Information provided:
>> begin

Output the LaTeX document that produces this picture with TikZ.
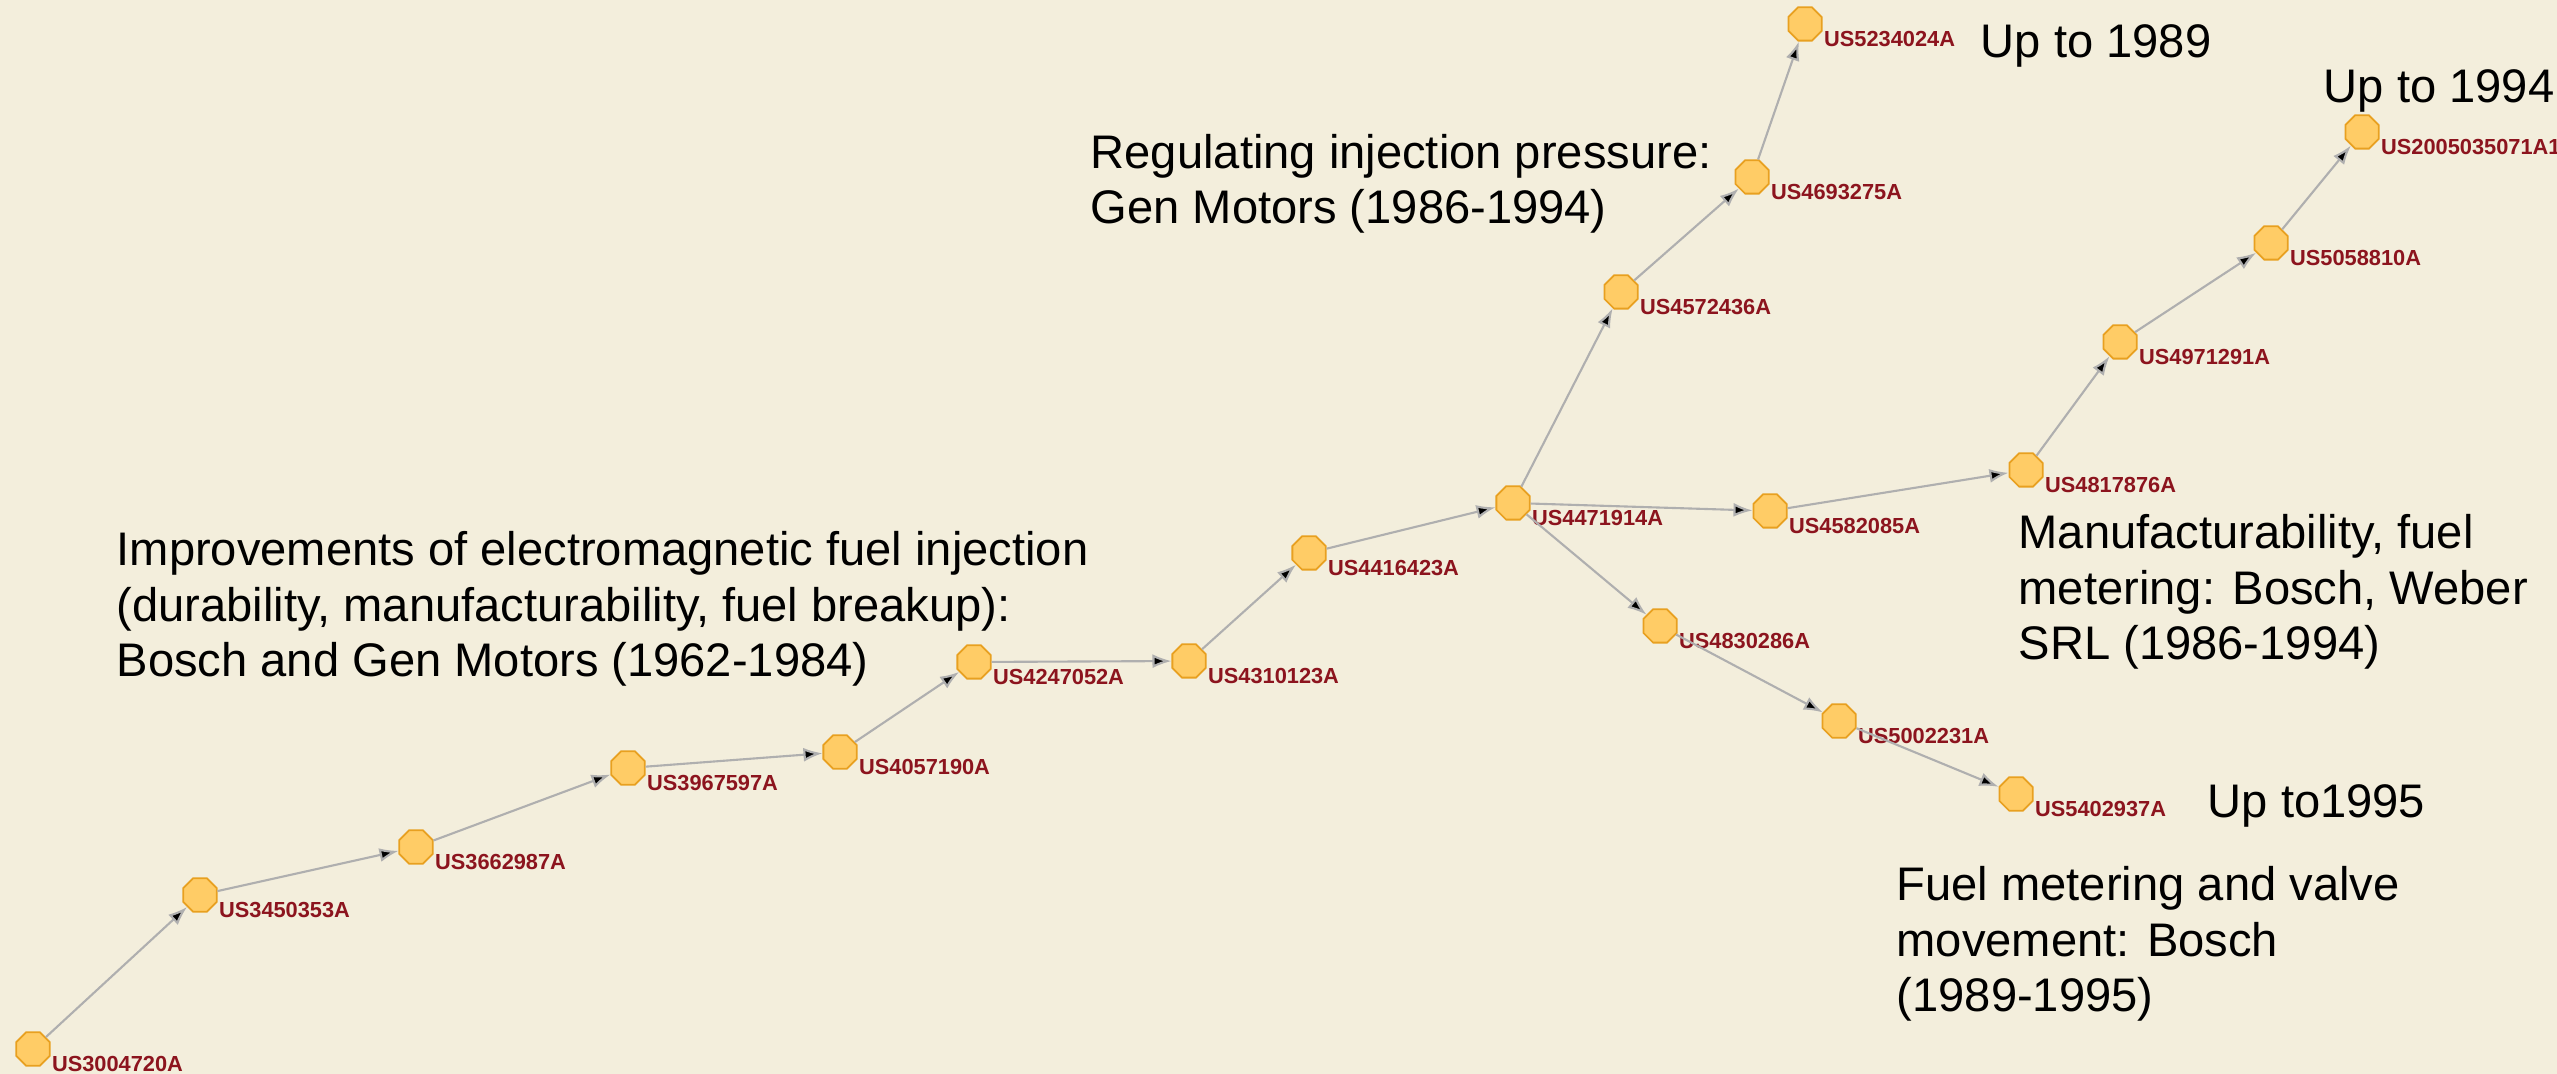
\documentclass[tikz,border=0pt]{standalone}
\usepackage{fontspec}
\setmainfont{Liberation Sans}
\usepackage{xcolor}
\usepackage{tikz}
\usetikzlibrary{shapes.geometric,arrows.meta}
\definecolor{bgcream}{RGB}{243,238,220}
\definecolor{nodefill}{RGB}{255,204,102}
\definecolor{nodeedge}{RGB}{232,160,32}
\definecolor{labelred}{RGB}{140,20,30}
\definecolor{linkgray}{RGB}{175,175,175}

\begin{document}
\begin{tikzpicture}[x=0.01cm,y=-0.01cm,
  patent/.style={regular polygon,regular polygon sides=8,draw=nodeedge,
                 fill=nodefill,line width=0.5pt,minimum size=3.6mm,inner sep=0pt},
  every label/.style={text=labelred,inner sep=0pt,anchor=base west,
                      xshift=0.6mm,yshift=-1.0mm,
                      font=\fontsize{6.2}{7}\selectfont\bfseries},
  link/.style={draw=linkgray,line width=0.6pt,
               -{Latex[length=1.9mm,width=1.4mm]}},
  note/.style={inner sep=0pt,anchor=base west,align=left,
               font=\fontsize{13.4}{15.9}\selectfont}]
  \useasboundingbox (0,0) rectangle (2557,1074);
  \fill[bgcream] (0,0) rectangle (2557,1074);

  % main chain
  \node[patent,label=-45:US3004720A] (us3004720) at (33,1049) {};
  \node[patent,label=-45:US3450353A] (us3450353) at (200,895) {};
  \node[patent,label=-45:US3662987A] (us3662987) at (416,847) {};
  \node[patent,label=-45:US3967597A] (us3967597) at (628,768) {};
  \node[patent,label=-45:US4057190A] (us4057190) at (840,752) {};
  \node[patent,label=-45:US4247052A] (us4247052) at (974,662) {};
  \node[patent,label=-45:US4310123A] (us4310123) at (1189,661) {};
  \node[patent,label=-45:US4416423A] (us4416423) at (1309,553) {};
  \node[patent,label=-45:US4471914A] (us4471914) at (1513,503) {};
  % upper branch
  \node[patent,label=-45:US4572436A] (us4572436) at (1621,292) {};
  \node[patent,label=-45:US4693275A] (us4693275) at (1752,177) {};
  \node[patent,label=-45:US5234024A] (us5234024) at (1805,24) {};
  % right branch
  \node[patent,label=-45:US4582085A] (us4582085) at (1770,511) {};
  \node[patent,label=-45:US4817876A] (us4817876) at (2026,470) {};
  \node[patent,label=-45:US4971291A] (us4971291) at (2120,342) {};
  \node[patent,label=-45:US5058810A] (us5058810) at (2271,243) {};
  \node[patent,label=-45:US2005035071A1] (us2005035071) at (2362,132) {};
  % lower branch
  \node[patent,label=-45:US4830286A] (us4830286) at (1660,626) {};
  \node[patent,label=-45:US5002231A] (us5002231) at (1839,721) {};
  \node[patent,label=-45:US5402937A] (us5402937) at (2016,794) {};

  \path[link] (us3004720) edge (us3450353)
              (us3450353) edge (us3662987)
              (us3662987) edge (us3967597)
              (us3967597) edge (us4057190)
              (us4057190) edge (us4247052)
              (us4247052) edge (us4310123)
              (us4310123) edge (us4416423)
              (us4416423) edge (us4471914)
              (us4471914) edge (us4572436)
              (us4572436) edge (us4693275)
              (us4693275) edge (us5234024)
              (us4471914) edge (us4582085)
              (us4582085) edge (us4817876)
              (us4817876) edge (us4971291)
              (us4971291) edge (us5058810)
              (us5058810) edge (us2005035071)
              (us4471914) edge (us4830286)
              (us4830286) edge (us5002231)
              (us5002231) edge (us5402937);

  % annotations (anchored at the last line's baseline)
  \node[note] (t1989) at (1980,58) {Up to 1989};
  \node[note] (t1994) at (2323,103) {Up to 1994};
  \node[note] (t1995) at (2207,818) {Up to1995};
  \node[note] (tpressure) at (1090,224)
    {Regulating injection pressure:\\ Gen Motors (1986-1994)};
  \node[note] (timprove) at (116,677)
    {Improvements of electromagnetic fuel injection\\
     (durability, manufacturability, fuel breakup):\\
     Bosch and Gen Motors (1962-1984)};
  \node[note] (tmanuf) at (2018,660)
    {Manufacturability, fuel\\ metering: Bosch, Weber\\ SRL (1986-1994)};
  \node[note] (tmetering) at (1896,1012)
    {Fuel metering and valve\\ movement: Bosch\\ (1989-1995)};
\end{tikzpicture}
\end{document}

>> end

Aim of the task: Omit each picture, then return all of the listing exactly as it stands.

Answer to this task:
Output the LaTeX document that produces this picture with TikZ.
\documentclass[tikz,border=0pt]{standalone}
\usepackage{fontspec}
\setmainfont{Liberation Sans}
\usepackage{xcolor}
\usepackage{tikz}
\usetikzlibrary{shapes.geometric,arrows.meta}
\definecolor{bgcream}{RGB}{243,238,220}
\definecolor{nodefill}{RGB}{255,204,102}
\definecolor{nodeedge}{RGB}{232,160,32}
\definecolor{labelred}{RGB}{140,20,30}
\definecolor{linkgray}{RGB}{175,175,175}

\begin{document}
\begin{tikzpicture}[x=0.01cm,y=-0.01cm,
  patent/.style={regular polygon,regular polygon sides=8,draw=nodeedge,
                 fill=nodefill,line width=0.5pt,minimum size=3.6mm,inner sep=0pt},
  every label/.style={text=labelred,inner sep=0pt,anchor=base west,
                      xshift=0.6mm,yshift=-1.0mm,
                      font=\fontsize{6.2}{7}\selectfont\bfseries},
  link/.style={draw=linkgray,line width=0.6pt,
               -{Latex[length=1.9mm,width=1.4mm]}},
  note/.style={inner sep=0pt,anchor=base west,align=left,
               font=\fontsize{13.4}{15.9}\selectfont}]
  \useasboundingbox (0,0) rectangle (2557,1074);
  \fill[bgcream] (0,0) rectangle (2557,1074);

  % main chain
  \node[patent,label=-45:US3004720A] (us3004720) at (33,1049) {};
  \node[patent,label=-45:US3450353A] (us3450353) at (200,895) {};
  \node[patent,label=-45:US3662987A] (us3662987) at (416,847) {};
  \node[patent,label=-45:US3967597A] (us3967597) at (628,768) {};
  \node[patent,label=-45:US4057190A] (us4057190) at (840,752) {};
  \node[patent,label=-45:US4247052A] (us4247052) at (974,662) {};
  \node[patent,label=-45:US4310123A] (us4310123) at (1189,661) {};
  \node[patent,label=-45:US4416423A] (us4416423) at (1309,553) {};
  \node[patent,label=-45:US4471914A] (us4471914) at (1513,503) {};
  % upper branch
  \node[patent,label=-45:US4572436A] (us4572436) at (1621,292) {};
  \node[patent,label=-45:US4693275A] (us4693275) at (1752,177) {};
  \node[patent,label=-45:US5234024A] (us5234024) at (1805,24) {};
  % right branch
  \node[patent,label=-45:US4582085A] (us4582085) at (1770,511) {};
  \node[patent,label=-45:US4817876A] (us4817876) at (2026,470) {};
  \node[patent,label=-45:US4971291A] (us4971291) at (2120,342) {};
  \node[patent,label=-45:US5058810A] (us5058810) at (2271,243) {};
  \node[patent,label=-45:US2005035071A1] (us2005035071) at (2362,132) {};
  % lower branch
  \node[patent,label=-45:US4830286A] (us4830286) at (1660,626) {};
  \node[patent,label=-45:US5002231A] (us5002231) at (1839,721) {};
  \node[patent,label=-45:US5402937A] (us5402937) at (2016,794) {};

  \path[link] (us3004720) edge (us3450353)
              (us3450353) edge (us3662987)
              (us3662987) edge (us3967597)
              (us3967597) edge (us4057190)
              (us4057190) edge (us4247052)
              (us4247052) edge (us4310123)
              (us4310123) edge (us4416423)
              (us4416423) edge (us4471914)
              (us4471914) edge (us4572436)
              (us4572436) edge (us4693275)
              (us4693275) edge (us5234024)
              (us4471914) edge (us4582085)
              (us4582085) edge (us4817876)
              (us4817876) edge (us4971291)
              (us4971291) edge (us5058810)
              (us5058810) edge (us2005035071)
              (us4471914) edge (us4830286)
              (us4830286) edge (us5002231)
              (us5002231) edge (us5402937);

  % annotations (anchored at the last line's baseline)
  \node[note] (t1989) at (1980,58) {Up to 1989};
  \node[note] (t1994) at (2323,103) {Up to 1994};
  \node[note] (t1995) at (2207,818) {Up to1995};
  \node[note] (tpressure) at (1090,224)
    {Regulating injection pressure:\\ Gen Motors (1986-1994)};
  \node[note] (timprove) at (116,677)
    {Improvements of electromagnetic fuel injection\\
     (durability, manufacturability, fuel breakup):\\
     Bosch and Gen Motors (1962-1984)};
  \node[note] (tmanuf) at (2018,660)
    {Manufacturability, fuel\\ metering: Bosch, Weber\\ SRL (1986-1994)};
  \node[note] (tmetering) at (1896,1012)
    {Fuel metering and valve\\ movement: Bosch\\ (1989-1995)};
\end{tikzpicture}
\end{document}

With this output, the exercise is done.